Christians believe that the Bible offers solid advice on many of life’s key issues such as wealth, sex, relationships and priorities. Sometimes, it may not be easy to follow that advice: it may run counter to the norms of our society, and it may contradict what our friends say and do. However, it is a foundation on which we can build our lives.

Some of us don’t have a Christian faith. We may follow another religious faith, or we may have no religious faith at all. Some of us may feel confused when we explore the different options that are available to us in this complex world.

Let’s return to the intention behind what Jesus says: who do you turn to for advice when you’re faced with different options, when you feel backed into a corner, when you need to make a decision?

All of us can think for ourselves in some way, so that’s a good starting point. We can puzzle things out, weigh up the options and investigate the pros and cons. We can help our brains by researching online and in books.

Nevertheless, it often comes down to discussing our dilemmas with friends and family. Perhaps we could identify a few people whom we trust, and whose opinion we respect, and make these our foundation for the coming year. Let’s make sure that we ensure variety, though, rather than relying exclusively on our contemporaries.
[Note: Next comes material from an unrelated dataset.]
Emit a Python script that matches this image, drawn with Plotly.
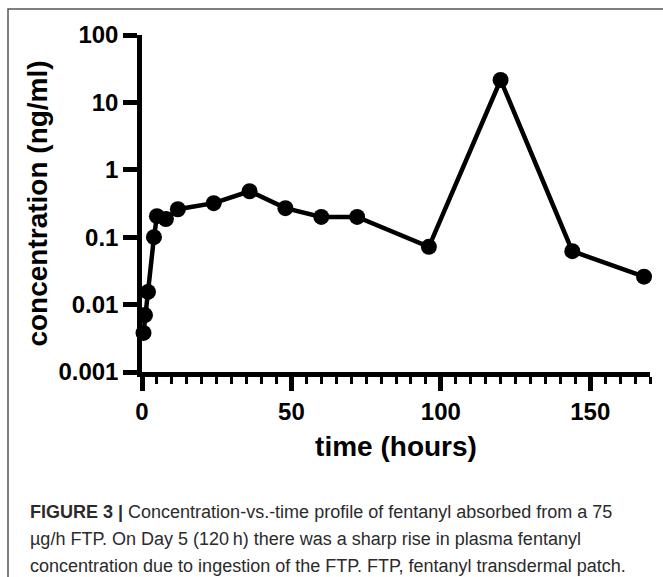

It’s a good idea to include at least one person from a different generation. Remember: older people may have experienced similar dilemmas themselves.

If we use this kind of approach, we should have the basis for a good, lasting, stable foundation for the year ahead.


‘Lean on me’ by Bill Withers, available at: (4.17 minutes long)

Extension activity

Invite the students to close their eyes and stay silent for one minute.

During the first 30 seconds, invite the students to consider three issues for which they need some advice. These could be practical, relational, personal or community issues.
- During 
the remaining 30 seconds, invite the students to identify three or four people to whom they could turn for advice.